Dataset content:
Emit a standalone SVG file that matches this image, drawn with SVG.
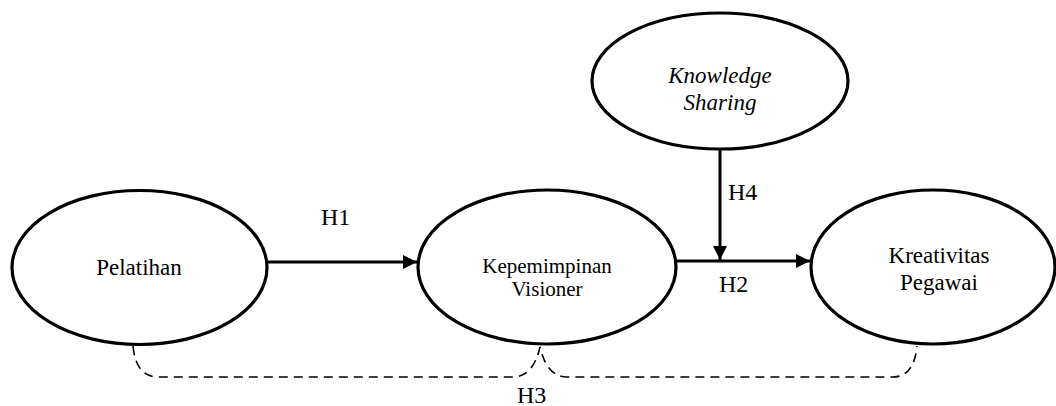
<svg xmlns="http://www.w3.org/2000/svg" width="1056" height="406" viewBox="0 0 1056 406">
<style>
.node{fill:#fff;stroke:#000;stroke-width:3.2}
.t{font-family:"Liberation Serif","Times New Roman",serif;fill:#000;text-anchor:middle}
.lbl{font-family:"Liberation Serif","Times New Roman",serif;fill:#000;font-size:24px}
.arr{stroke:#000;stroke-width:3;fill:none}
.dash{stroke:#000;stroke-width:1.6;fill:none;stroke-dasharray:9 6}
</style>
<defs>
<marker id="ah" markerWidth="14" markerHeight="14" viewBox="0 0 14 14" refX="14" refY="7" orient="auto" markerUnits="userSpaceOnUse">
<path d="M0,0 L14,7 L0,14 Z" fill="#000"/>
</marker>
</defs>
<g id="connectors">
<line class="arr" x1="267" y1="262" x2="417" y2="262" marker-end="url(#ah)"/>
<line class="arr" x1="676" y1="261" x2="810" y2="261" marker-end="url(#ah)"/>
<line class="arr" x1="720" y1="149" x2="720" y2="260" marker-end="url(#ah)"/>
<path class="dash" d="M133,346 Q136,377 158,377 L513,377 Q533,377 540,347 Q547,377 567,377 L893,377 Q914,377 917,346"/>
<text class="lbl" x="321" y="225">H1</text>
<text class="lbl" x="719" y="292">H2</text>
<text class="lbl" x="517" y="403">H3</text>
<text class="lbl" x="728" y="200">H4</text>
</g>
<g id="pelatihan">
<ellipse class="node" cx="139.5" cy="267.5" rx="127.5" ry="77"/>
<text class="t" x="139" y="275" font-size="23">Pelatihan</text>
</g>
<g id="kepemimpinan">
<ellipse class="node" cx="547" cy="267" rx="129" ry="77"/>
<text class="t" x="547" y="273" font-size="21">Kepemimpinan</text>
<text class="t" x="547" y="296" font-size="21">Visioner</text>
</g>
<g id="kreativitas">
<ellipse class="node" cx="933" cy="267" rx="122" ry="77"/>
<text class="t" x="939" y="263" font-size="23">Kreativitas</text>
<text class="t" x="939" y="290" font-size="23">Pegawai</text>
</g>
<g id="knowledge">
<ellipse class="node" cx="720" cy="81" rx="128" ry="68"/>
<text class="t" x="720" y="83" font-size="23" font-style="italic">Knowledge</text>
<text class="t" x="720" y="110" font-size="23" font-style="italic">Sharing</text>
</g>
</svg>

Exercise brief:
Repeat the listing in full and exactly. Leave any pictures out.

Expected output:
Emit a standalone SVG file that matches this image, drawn with SVG.
<svg xmlns="http://www.w3.org/2000/svg" width="1056" height="406" viewBox="0 0 1056 406">
<style>
.node{fill:#fff;stroke:#000;stroke-width:3.2}
.t{font-family:"Liberation Serif","Times New Roman",serif;fill:#000;text-anchor:middle}
.lbl{font-family:"Liberation Serif","Times New Roman",serif;fill:#000;font-size:24px}
.arr{stroke:#000;stroke-width:3;fill:none}
.dash{stroke:#000;stroke-width:1.6;fill:none;stroke-dasharray:9 6}
</style>
<defs>
<marker id="ah" markerWidth="14" markerHeight="14" viewBox="0 0 14 14" refX="14" refY="7" orient="auto" markerUnits="userSpaceOnUse">
<path d="M0,0 L14,7 L0,14 Z" fill="#000"/>
</marker>
</defs>
<g id="connectors">
<line class="arr" x1="267" y1="262" x2="417" y2="262" marker-end="url(#ah)"/>
<line class="arr" x1="676" y1="261" x2="810" y2="261" marker-end="url(#ah)"/>
<line class="arr" x1="720" y1="149" x2="720" y2="260" marker-end="url(#ah)"/>
<path class="dash" d="M133,346 Q136,377 158,377 L513,377 Q533,377 540,347 Q547,377 567,377 L893,377 Q914,377 917,346"/>
<text class="lbl" x="321" y="225">H1</text>
<text class="lbl" x="719" y="292">H2</text>
<text class="lbl" x="517" y="403">H3</text>
<text class="lbl" x="728" y="200">H4</text>
</g>
<g id="pelatihan">
<ellipse class="node" cx="139.5" cy="267.5" rx="127.5" ry="77"/>
<text class="t" x="139" y="275" font-size="23">Pelatihan</text>
</g>
<g id="kepemimpinan">
<ellipse class="node" cx="547" cy="267" rx="129" ry="77"/>
<text class="t" x="547" y="273" font-size="21">Kepemimpinan</text>
<text class="t" x="547" y="296" font-size="21">Visioner</text>
</g>
<g id="kreativitas">
<ellipse class="node" cx="933" cy="267" rx="122" ry="77"/>
<text class="t" x="939" y="263" font-size="23">Kreativitas</text>
<text class="t" x="939" y="290" font-size="23">Pegawai</text>
</g>
<g id="knowledge">
<ellipse class="node" cx="720" cy="81" rx="128" ry="68"/>
<text class="t" x="720" y="83" font-size="23" font-style="italic">Knowledge</text>
<text class="t" x="720" y="110" font-size="23" font-style="italic">Sharing</text>
</g>
</svg>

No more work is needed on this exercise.